> _Aim of the task_
Print only the lines from the top of the data through the line with "(title) at (496.5,23)", both included, skipping every picture.

> _Data_
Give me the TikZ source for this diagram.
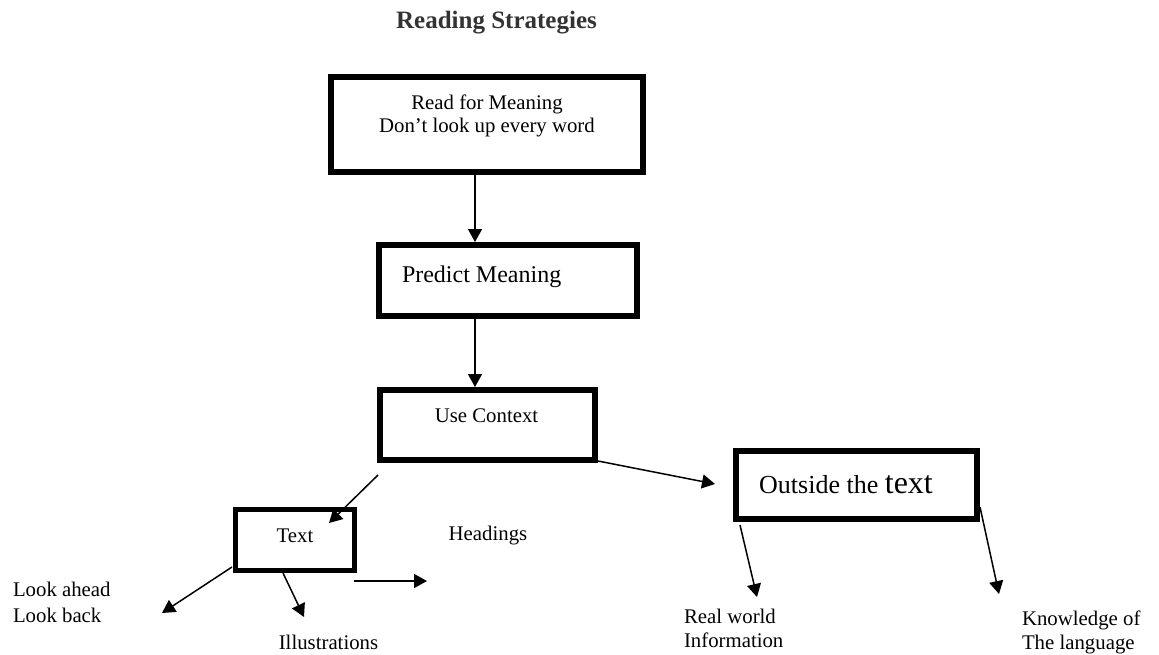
\documentclass[tikz,border=0pt]{standalone}
\usepackage{fontspec}
\setmainfont{Liberation Serif}
\usetikzlibrary{arrows.meta}
\begin{document}
\begin{tikzpicture}[x=1pt,y=-1pt,
  box/.style={draw,line width=6pt,inner sep=0pt,outer sep=3pt},
  thinbox/.style={draw,line width=5pt,inner sep=0pt,outer sep=2.5pt},
  arr/.style={-{Triangle[length=13pt,width=14pt]},line width=1.5pt},
  lbl/.style={font=\fontsize{20.8}{24}\selectfont,inner sep=0pt,outer sep=0pt},
  big/.style={font=\fontsize{24}{28}\selectfont,inner sep=0pt,outer sep=0pt}
]
\useasboundingbox (0,0) rectangle (1159,654);

% title
\node[inner sep=0pt,font=\fontsize{25}{30}\selectfont\bfseries,text=black!80] (title) at (496.5,23) {Reading Strategies};

% boxes
\node[box,minimum width=312pt,minimum height=95pt] (b1) at (487,124.5) {};
\node[box,minimum width=258pt,minimum height=71pt] (b2) at (508,280.5) {};
\node[box,minimum width=215pt,minimum height=70pt] (b3) at (487.5,425) {};
\node[thinbox,minimum width=119pt,minimum height=61pt] (bt) at (295,540) {};
\node[box,minimum width=241pt,minimum height=68pt] (bo) at (856.5,485) {};

% box texts
\node[lbl,align=center] (b1t) at (487,116) {Read for Meaning\\[-1pt]Don’t look up every word};
\node[big,anchor=base west] (b2t) at (402,282) {Predict Meaning};
\node[lbl,anchor=base] (b3t) at (486.5,422) {Use Context};
\node[lbl,anchor=base] (btt) at (295,542) {Text};
\node[inner sep=0pt,anchor=base west,font=\fontsize{26}{30}\selectfont] (bot) at (759,493) {Outside the {\fontsize{32}{36}\selectfont text}};

% free labels
\node[lbl,anchor=base] (head) at (488,540) {Headings};
\node[lbl,anchor=base] (ill) at (328.5,649) {Illustrations};
\node[lbl,anchor=base west] (look1) at (13,596) {Look ahead};
\node[lbl,anchor=base west] (look2) at (13,622) {Look back};
\node[lbl,anchor=base west] (real1) at (684,623) {Real world};
\node[lbl,anchor=base west] (real2) at (684,647) {Information};
\node[lbl,anchor=base west] (know1) at (1022,625) {Knowledge of};
\node[lbl,anchor=base west] (know2) at (1022,649) {The language};

% connector coordinates
\coordinate (ax) at (475,0);
\coordinate (s1) at (378,475);
\coordinate (e1) at (329,523);
\coordinate (e2) at (715,484);
\coordinate (s3) at (232,567);
\coordinate (e3) at (162,613);
\coordinate (e4) at (304,617);
\coordinate (s5) at (354,581);
\coordinate (e5) at (427,581);
\coordinate (s6) at (740,525);
\coordinate (e6) at (757,597);
\coordinate (s7) at (980,507);
\coordinate (e7) at (999,594);

% connectors
\draw[arr] (b1.south -| ax) -- (b2.north -| ax);
\draw[arr] (b2.south -| ax) -- (b3.north -| ax);
\draw[arr] (s1) -- (e1);
\draw[arr] (b3.south east) ++(0,-2) -- (e2);
\draw[arr] (s3) -- (e3);
\draw[arr] (bt.south -| 283,0) -- (e4);
\draw[arr] (s5) -- (e5);
\draw[arr] (s6) -- (e6);
\draw[arr] (s7) -- (e7);
\end{tikzpicture}
\end{document}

> _Exercise solution_
Give me the TikZ source for this diagram.
\documentclass[tikz,border=0pt]{standalone}
\usepackage{fontspec}
\setmainfont{Liberation Serif}
\usetikzlibrary{arrows.meta}
\begin{document}
\begin{tikzpicture}[x=1pt,y=-1pt,
  box/.style={draw,line width=6pt,inner sep=0pt,outer sep=3pt},
  thinbox/.style={draw,line width=5pt,inner sep=0pt,outer sep=2.5pt},
  arr/.style={-{Triangle[length=13pt,width=14pt]},line width=1.5pt},
  lbl/.style={font=\fontsize{20.8}{24}\selectfont,inner sep=0pt,outer sep=0pt},
  big/.style={font=\fontsize{24}{28}\selectfont,inner sep=0pt,outer sep=0pt}
]
\useasboundingbox (0,0) rectangle (1159,654);

% title
\node[inner sep=0pt,font=\fontsize{25}{30}\selectfont\bfseries,text=black!80] (title) at (496.5,23) {Reading Strategies};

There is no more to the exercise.